Я послал в Артур поздравление с победой
Но у нас есть еще одно свидетельство, сколько мне известно — нигде до сих пор в литературе о японской войне не приведенное. И принадлежит оно тому единственному человеку, мнению которого склонны доверять самые скептические критики как до, так и после революционные.
Человек этот — адмирал Степан Осипович Макаров.
26 апреля 1914 года в журнале «Нива» в № 17 была напечатана статья журналиста Н.И. Кравченко: «Воспоминание об адмирале Макарове» с подзаголовком: «К 10-летию гибели “Петропавловска”»[122].
Отрывок из этой статьи мы сейчас приведем.
В Маньчжурию с адмиралом Макаровым, генералом Ренненкампфом и есаулом Красновым
«В ночь на 27 января 1904 года японские миноносцы неожиданно напали на наши суда в Порт-Артуре. На другой день была бомбардировка. Началась война, которую, вероятно, никогда не забудут. Я был командирован в Манчьжурию корреспондентом “Нового Времени”…
Перед самым отъездом мне говорили, что адмиралу С.О. Макарову, назначенному начальником Тихоокеанского флота вместо вице-адмирала Старка, будет дан экстренный поезд, который доставит его в девять дней в Порт-Артур. Но в Москве на Курском вокзале я узнал, что Макаров едет с нами.
Мне посчастливилось получить место в одном вагоне с известным боевым генералом, прославившимся в китайскую кампанию в Маньчжурии, П.К. Ренненкампфом. С ним ехал его небольшой штаб, состоявший большею частью из боевых офицеров, и корреспондент “Русского Инвалида” есаул П.Н. Краснов…
В пути всюду на станциях мы перегоняли множество поездов с запасными, отправлявшимися в Маньчжурию. В огромных черных меховых папахах, в шинелях, большею частью нараспашку, они выглядели молодцами. У всех был бодрый вид. Из вагонов слышались песни…
К нам из других вагонов нередко приходили офицеры Генерального Штаба и гвардейского экипажа — все люди, по своей доброй воле отправлявшиеся на войну. От них мы узнали, что вместе с адмиралом Макаровым ехали бывший командир ледокола “Ермак” кап. 2-го ранга М.П. Васильев 2-й, проф. Академии Генерального Штаба полк. А.П. Агапеев, кап. 2-го ранга А.Ф. фон Шульц 2-й и др.
Адмирала С.О. Макарова я в первый раз увидел через день или через два после нашего отъезда из Москвы. В ожидании завтрака я сидел со своими спутниками в вагоне-ресторане… На какой-то станции во время остановки открылась дверь, и вошел среднего роста адмирал, с большой окладистой полуседой бородой и красивым открытым лицом с маленькими умными серыми глазами. При его появлении разом поднялись моряки, а затем и все мы. Адмирал раскланялся и занял свое место. После завтрака кап. А.Ф. Шульц представил меня адмиралу. Вечером… встретил меня кап. Шульц и сказал:
— Если хотите повидать адмирала, то он может принять вас каждое утро около одиннадцати часов».

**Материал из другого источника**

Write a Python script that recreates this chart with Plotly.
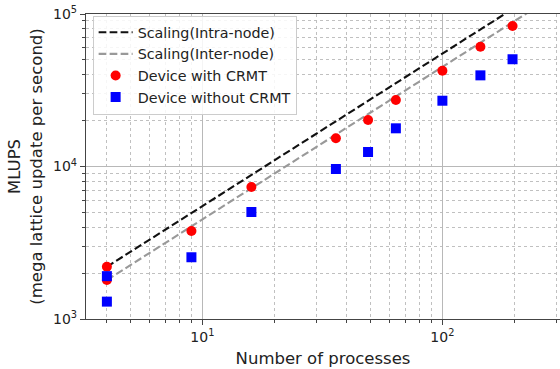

Если можно, просто поговорим
«На другой день я пошел к адмиралу. Матрос проводил меня в большое купе, посреди которого стоял стол, заваленный бумагами, морскими картами, карандашами, а вокруг сидели сам адмирал и его штаб.
— Садитесь, — сказал мне адмирал после того, как я поздоровался со всеми. Он подвинулся ближе к окну, придавив сидевшего рядом с ним кап. Васильева, и дал мне место. — У нас здесь тесно, но ничего — работать можно. Много помогает вот эта пишущая машинка. Поезд идет, вагон шатается, дрожит, а мы все-таки пишем. Вы как, — сказал он, немного помолчав: Хотите меня интервьюировать или просто со мной поговорить?
— Нет, — ответил я, — Я плохой интервьюер. Да и потом вы, Ваше Превосходительство, все равно не скажете мне правды, а потому, если можно, просто поговорим.
— Хорошо, — сказал он, поглаживая свою великолепную бороду. — Это мне больше нравится. Во всяком случае, если вы захотите что-нибудь написать о нашем разговоре — покажите мне.
Я, конечно, согласился».
Откровенность вредна на войне
«— Видите ли, — начал он, — нужно всегда помнить, что мы имеем дело с опасным и хитрым врагом, который не показывает своих карт, мы же по своему добродушию рассказали ему все, что только он ни натворил у нас. Это была наша первая большая ошибка, и она не должна больше повториться.
— Позвольте, адмирал, — сказал я, — неужели мы могли скрыть результаты их ночной минной атаки и не сообщить России, что у нас повреждены суда, когда японцы видели сами подбитый и неподвижный “Ретвизан” и другие корабли? Ведь если хоть один из нападавших миноносцев остался цел и вернулся к своим, то он, конечно, сообщил то, что было.